**Instruction:**
Make an exact copy, from the records below, of the lines from the line containing "Emit a web page" to the line containing "var h = 391;", both lines included, excluding pictures.

Source code of charts
======

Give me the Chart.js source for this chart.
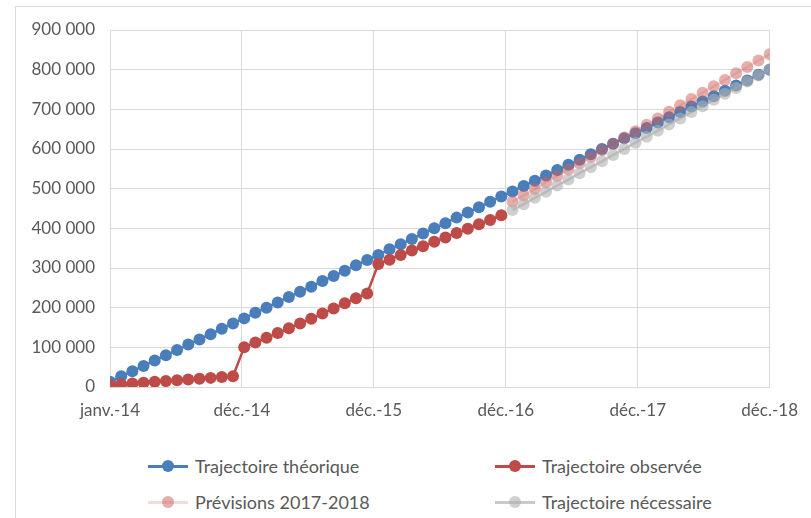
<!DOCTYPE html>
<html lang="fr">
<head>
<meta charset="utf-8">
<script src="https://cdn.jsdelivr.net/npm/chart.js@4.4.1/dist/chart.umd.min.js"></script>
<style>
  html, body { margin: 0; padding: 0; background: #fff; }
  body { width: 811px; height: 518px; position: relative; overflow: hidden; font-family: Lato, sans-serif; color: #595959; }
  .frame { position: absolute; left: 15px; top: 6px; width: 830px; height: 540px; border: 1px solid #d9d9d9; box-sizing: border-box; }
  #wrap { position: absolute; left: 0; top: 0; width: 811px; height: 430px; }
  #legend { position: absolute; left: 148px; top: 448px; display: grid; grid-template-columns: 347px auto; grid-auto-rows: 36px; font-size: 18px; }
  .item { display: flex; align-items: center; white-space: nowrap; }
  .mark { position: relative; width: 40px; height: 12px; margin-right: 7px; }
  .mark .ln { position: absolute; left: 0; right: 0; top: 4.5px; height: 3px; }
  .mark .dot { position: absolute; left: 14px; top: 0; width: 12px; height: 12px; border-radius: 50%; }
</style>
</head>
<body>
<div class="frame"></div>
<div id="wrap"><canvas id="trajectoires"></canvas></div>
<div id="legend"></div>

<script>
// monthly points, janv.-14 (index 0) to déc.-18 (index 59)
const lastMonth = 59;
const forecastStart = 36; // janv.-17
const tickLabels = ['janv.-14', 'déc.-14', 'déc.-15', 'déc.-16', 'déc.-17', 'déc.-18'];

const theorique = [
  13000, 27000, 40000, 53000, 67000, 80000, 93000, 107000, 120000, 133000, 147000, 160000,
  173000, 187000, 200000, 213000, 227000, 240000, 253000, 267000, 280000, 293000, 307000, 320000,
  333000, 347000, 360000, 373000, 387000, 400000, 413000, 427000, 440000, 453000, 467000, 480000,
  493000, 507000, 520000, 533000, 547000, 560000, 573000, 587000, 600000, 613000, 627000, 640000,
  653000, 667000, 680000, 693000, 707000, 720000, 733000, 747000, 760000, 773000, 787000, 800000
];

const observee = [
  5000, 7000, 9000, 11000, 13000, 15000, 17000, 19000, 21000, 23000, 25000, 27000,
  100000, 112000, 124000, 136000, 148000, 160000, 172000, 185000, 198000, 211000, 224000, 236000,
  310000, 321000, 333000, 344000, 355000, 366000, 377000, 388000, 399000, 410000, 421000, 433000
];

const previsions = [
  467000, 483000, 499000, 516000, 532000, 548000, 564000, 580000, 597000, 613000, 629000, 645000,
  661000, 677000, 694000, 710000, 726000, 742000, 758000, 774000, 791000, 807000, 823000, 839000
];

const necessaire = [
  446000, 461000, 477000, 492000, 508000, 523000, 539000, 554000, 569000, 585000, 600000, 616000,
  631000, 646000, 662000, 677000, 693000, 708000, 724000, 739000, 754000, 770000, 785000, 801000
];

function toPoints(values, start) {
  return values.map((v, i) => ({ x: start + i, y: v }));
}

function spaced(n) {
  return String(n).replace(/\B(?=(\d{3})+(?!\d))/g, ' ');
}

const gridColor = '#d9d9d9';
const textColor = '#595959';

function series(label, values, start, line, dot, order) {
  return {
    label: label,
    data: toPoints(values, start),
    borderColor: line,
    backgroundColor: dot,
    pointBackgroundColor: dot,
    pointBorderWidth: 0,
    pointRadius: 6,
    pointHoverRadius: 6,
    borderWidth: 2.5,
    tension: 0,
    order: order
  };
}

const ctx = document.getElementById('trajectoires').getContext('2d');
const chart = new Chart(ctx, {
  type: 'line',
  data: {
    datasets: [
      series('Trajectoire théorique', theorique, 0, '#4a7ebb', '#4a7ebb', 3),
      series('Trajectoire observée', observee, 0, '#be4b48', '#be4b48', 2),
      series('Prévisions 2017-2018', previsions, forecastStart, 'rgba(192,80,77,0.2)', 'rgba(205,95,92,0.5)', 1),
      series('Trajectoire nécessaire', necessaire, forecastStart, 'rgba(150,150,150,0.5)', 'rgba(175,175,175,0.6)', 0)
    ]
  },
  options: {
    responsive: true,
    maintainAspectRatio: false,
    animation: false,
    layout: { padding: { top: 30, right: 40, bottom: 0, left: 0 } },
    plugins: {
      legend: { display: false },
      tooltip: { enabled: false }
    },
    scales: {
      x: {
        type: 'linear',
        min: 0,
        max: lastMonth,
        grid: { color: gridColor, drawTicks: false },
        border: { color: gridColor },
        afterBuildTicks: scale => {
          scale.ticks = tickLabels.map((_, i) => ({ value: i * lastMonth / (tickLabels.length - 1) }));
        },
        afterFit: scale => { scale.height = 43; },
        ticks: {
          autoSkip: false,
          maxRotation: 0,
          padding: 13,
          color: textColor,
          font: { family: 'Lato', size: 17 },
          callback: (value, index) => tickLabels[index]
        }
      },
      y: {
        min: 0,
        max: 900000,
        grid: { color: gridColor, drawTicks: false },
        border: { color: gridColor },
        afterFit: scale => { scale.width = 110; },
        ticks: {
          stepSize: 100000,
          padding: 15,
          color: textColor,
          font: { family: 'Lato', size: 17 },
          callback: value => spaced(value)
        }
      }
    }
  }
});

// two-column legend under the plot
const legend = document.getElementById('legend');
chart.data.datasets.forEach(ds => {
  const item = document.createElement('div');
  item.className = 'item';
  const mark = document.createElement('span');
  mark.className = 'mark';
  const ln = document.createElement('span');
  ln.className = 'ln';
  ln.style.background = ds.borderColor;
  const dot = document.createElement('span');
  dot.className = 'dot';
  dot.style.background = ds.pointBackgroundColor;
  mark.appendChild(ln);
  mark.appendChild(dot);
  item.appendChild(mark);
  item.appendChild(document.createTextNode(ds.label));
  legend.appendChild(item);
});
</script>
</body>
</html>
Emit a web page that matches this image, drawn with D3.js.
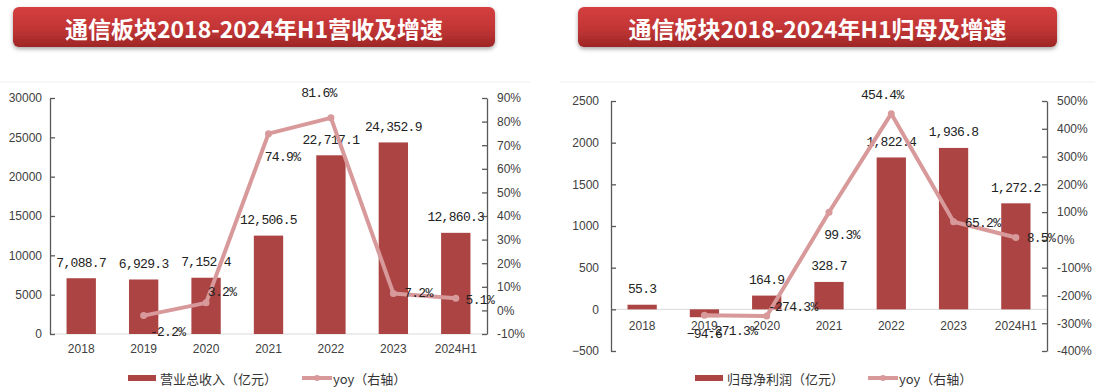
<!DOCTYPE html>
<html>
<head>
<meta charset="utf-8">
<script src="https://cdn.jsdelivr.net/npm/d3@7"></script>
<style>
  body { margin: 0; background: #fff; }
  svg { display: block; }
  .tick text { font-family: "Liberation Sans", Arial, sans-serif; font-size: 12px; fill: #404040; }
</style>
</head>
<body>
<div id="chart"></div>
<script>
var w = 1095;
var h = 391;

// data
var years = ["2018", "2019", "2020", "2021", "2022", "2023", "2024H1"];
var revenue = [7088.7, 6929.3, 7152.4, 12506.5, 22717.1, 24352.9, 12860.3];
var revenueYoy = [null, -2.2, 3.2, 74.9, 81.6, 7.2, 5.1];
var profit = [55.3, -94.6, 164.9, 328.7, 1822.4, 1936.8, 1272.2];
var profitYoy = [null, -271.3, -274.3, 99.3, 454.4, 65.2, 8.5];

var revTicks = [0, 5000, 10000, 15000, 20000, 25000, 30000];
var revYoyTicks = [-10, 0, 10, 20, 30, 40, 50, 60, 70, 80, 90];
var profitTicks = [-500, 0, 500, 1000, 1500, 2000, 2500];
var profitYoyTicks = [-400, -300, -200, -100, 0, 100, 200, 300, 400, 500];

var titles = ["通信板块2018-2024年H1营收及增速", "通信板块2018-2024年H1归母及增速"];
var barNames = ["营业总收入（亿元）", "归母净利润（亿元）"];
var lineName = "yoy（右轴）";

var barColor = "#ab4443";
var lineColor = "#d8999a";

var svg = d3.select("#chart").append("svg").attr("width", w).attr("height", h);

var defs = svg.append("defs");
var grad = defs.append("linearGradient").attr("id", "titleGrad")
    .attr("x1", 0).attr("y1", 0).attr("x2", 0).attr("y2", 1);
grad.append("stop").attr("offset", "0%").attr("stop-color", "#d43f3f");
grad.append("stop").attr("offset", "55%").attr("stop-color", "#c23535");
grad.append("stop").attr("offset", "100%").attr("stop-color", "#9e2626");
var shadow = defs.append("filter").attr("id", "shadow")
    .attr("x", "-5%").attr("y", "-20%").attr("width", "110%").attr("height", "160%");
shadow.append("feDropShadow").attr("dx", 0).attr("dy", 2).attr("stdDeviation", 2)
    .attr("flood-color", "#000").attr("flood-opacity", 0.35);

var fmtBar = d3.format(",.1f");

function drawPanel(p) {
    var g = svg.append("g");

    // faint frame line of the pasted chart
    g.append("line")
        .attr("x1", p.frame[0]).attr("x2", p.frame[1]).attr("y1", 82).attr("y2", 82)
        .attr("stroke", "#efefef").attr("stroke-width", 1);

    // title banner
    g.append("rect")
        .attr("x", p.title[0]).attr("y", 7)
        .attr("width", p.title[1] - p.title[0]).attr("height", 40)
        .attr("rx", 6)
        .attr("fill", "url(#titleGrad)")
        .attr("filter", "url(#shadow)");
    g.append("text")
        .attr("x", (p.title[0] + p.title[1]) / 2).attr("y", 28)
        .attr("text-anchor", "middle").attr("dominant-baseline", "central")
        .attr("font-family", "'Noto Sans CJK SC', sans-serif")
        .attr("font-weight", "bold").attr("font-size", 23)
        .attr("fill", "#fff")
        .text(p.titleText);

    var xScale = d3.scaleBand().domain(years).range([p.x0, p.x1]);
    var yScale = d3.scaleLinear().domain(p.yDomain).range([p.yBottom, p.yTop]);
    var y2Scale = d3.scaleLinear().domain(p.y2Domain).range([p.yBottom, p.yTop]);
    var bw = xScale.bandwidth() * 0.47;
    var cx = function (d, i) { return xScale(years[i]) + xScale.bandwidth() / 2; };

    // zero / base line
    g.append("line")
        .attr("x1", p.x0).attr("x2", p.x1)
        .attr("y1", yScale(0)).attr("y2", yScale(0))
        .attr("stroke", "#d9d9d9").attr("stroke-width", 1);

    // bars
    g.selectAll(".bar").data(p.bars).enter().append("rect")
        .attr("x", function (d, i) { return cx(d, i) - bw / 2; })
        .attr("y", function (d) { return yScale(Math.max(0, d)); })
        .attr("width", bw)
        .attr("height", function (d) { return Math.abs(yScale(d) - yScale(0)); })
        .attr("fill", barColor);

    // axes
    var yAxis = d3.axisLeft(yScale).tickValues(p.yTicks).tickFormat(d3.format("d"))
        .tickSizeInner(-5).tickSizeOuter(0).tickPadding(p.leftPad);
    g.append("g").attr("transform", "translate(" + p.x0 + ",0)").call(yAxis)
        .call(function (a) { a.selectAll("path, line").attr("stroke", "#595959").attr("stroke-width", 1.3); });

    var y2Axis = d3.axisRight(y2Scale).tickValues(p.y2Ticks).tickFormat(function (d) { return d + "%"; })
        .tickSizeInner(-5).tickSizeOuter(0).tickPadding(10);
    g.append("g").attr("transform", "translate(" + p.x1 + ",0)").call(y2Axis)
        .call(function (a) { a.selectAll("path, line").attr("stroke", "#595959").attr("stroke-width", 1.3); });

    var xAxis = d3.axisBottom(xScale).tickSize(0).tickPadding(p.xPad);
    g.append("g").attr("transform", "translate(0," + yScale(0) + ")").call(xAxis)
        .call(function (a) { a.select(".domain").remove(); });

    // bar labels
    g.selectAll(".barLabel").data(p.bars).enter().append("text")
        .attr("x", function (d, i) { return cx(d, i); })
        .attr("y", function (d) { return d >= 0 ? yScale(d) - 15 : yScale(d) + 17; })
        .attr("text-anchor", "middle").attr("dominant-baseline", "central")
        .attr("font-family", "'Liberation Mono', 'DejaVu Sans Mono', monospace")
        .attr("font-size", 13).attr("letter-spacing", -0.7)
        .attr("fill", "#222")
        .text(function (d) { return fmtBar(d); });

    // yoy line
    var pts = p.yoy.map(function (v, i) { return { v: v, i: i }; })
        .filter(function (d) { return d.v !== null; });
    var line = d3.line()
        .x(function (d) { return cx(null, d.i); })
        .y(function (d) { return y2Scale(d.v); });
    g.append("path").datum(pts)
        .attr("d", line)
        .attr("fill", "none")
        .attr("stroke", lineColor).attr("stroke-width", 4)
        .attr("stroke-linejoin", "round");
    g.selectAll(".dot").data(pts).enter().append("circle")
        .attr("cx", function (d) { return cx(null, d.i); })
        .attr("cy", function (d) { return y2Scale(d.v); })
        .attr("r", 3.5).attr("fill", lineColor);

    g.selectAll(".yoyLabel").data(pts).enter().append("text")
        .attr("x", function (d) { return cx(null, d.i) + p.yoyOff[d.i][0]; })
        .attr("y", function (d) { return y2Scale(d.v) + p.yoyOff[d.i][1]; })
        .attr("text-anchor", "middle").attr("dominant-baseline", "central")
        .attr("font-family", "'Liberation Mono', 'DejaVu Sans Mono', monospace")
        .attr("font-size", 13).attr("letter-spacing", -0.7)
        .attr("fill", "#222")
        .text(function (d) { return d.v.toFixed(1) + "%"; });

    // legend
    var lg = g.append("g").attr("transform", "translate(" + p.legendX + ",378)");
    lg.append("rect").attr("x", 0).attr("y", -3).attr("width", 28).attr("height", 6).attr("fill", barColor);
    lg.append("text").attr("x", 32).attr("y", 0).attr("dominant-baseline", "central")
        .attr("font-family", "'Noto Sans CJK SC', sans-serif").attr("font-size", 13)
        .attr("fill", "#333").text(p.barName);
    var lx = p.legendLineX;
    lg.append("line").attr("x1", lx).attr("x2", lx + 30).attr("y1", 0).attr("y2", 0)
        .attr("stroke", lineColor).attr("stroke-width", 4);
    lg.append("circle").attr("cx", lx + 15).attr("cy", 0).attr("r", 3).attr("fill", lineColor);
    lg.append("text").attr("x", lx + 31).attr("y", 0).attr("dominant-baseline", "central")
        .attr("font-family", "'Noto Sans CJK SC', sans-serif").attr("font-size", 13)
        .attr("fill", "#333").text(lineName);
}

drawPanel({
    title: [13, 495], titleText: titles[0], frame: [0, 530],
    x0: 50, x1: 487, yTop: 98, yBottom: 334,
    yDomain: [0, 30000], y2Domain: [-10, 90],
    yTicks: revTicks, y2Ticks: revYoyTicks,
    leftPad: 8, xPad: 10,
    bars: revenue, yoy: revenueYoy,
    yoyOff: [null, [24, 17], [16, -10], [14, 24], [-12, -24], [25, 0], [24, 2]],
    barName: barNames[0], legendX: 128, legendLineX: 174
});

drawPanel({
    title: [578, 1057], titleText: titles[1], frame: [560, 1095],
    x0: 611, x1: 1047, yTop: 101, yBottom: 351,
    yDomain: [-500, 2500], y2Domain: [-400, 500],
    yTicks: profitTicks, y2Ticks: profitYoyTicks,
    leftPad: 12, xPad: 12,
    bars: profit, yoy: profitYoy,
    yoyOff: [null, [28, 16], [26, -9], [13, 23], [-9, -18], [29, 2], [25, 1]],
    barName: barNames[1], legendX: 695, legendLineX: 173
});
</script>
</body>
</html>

======

**Reply to the exercise:**
Emit a web page that matches this image, drawn with D3.js.
<!DOCTYPE html>
<html>
<head>
<meta charset="utf-8">
<script src="https://cdn.jsdelivr.net/npm/d3@7"></script>
<style>
  body { margin: 0; background: #fff; }
  svg { display: block; }
  .tick text { font-family: "Liberation Sans", Arial, sans-serif; font-size: 12px; fill: #404040; }
</style>
</head>
<body>
<div id="chart"></div>
<script>
var w = 1095;
var h = 391;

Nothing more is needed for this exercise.